A Lucky Man by Graywolf Press / 978-1555978051 / hardcover / May 1, 2018
In his debut short story collection, A Lucky Man, Jamel Brinkley traces the arch of fractured masculinity through the lives of nine black men, ranging from the precipice of puberty to the dimming lights of youth. At first glance, Brinkley’s characters appear to stand and stumble as they try to attain fleeting moments of happiness through sex, alcohol, and recognition from fellow men. However, beneath the surface runs a powerful commentary on man’s search for ever-elusive intimacy.
In many ways, A Lucky Man is a book about fathers. Despite their differences, Brinkley’s characters are tied to generational tales of absence, expectation, and conditional love, told by the men who came before them. When combined, these individual stories become a chorus of voices who must operate within a framework that rewards the accumulation and use of power and rejects vulnerability. At a time when more attention has been given to the ways men abuse their positions of influence, Brinkley refuses to soften or simplify his exploration of the male psyche. Instead, he places his characters in continual confrontation with the worldviews created by their fathers, as their desire for connection becomes tempered by their own expectations.
Brinkley masterfully paces his stories to highlight these moments of connection, moving seamlessly between rapid prose and intricate, meditative description.

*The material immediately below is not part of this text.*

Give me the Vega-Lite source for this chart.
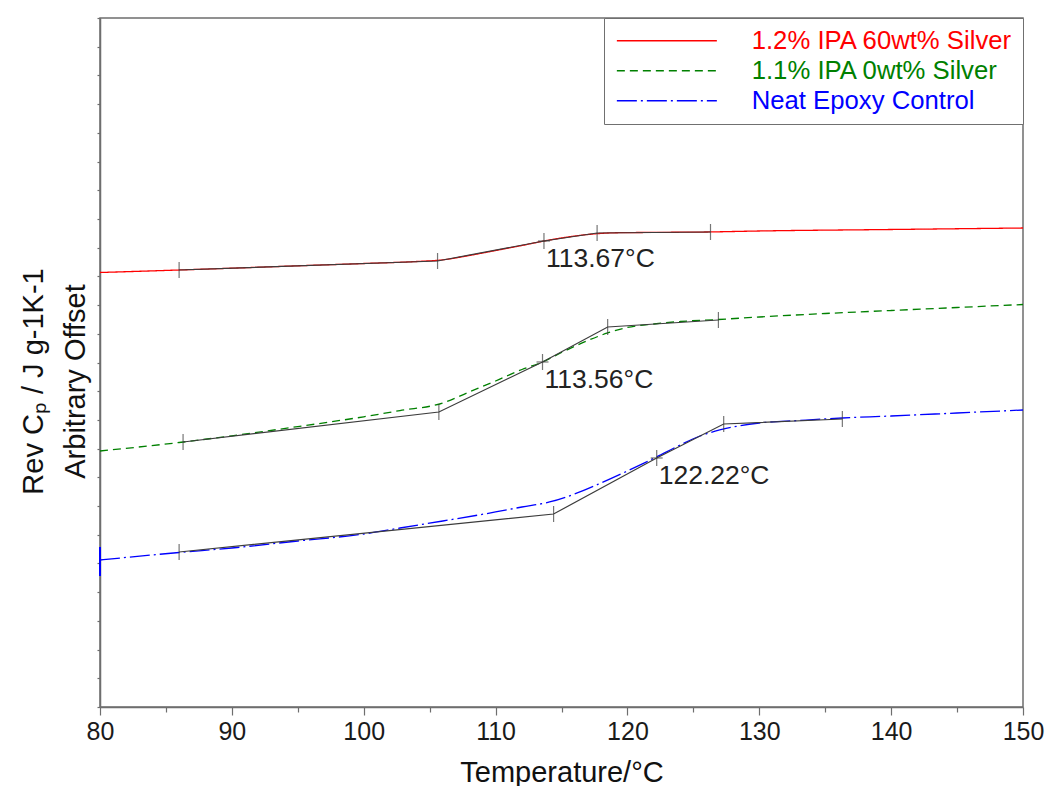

In “Everything the Mouth Eats,” the narrator describes his brother play a game of capoeira as if in a trance, stating “he showed the man all of his vulnerabilities, just with the placement of a foot, a beautifully timed sweep to put him gently on the floor, letting him know that it isn’t such a horrible thing to fall down.” These moments of intimacy allow Brinkley to enter in the contemplative and pithy, creating potential avenues of realization for characters who appear lost in their ways.
In order to avoid falling into the common literary trope of unhappy men acting out on their unhappiness, Brinkley carefully crafts each story to explore a full spectrum of perspectives. In “Wolf and Rhonda,” the collection’s penultimate piece, Brinkley shifts between the perspectives of Wolf, a man who peaked in his youth, and Rhonda, a woman who’s risen above the rejection she faced as a child, as they meet at their high school reunion for their first time since their sexual encounter years prior. While Wolf’s perspective appears claustrophobically mired by his inability to move beyond his upbringing and unhappiness regarding what his life has become, Rhonda’s sections offer a refreshing reversal of the collection’s masculinity narrative. In the story’s climax, as Wolf descends into pleading for acknowledgment of their experience together, Rhonda notes “his words piled on themselves in a strange rhythm. They formed walls that he could take shelter in. So be it, she thought.” Rhonda, removed and unbothered, observes Wolf’s turmoil from above, allowing readers to look upon the masculinity complex and its corrosive consequences from every angle.
Intimacy often serves as a contradictory concept, something to be both desired and feared, strived for and avoided. Intimate moments, then, prove to be some of the most striking and powerful images in A Lucky Man. Interlocked fingers, childhood dances with imaginary friends, and uninterrupted stares carry the weight of much larger actions as Brinkley’s characters achieve, if only momentarily, true connection. In a collection walled by patriarchal expectations, Brinkley breathes hope into his characters through honest intimacy and offers a potential escape from the destructive generational cycle.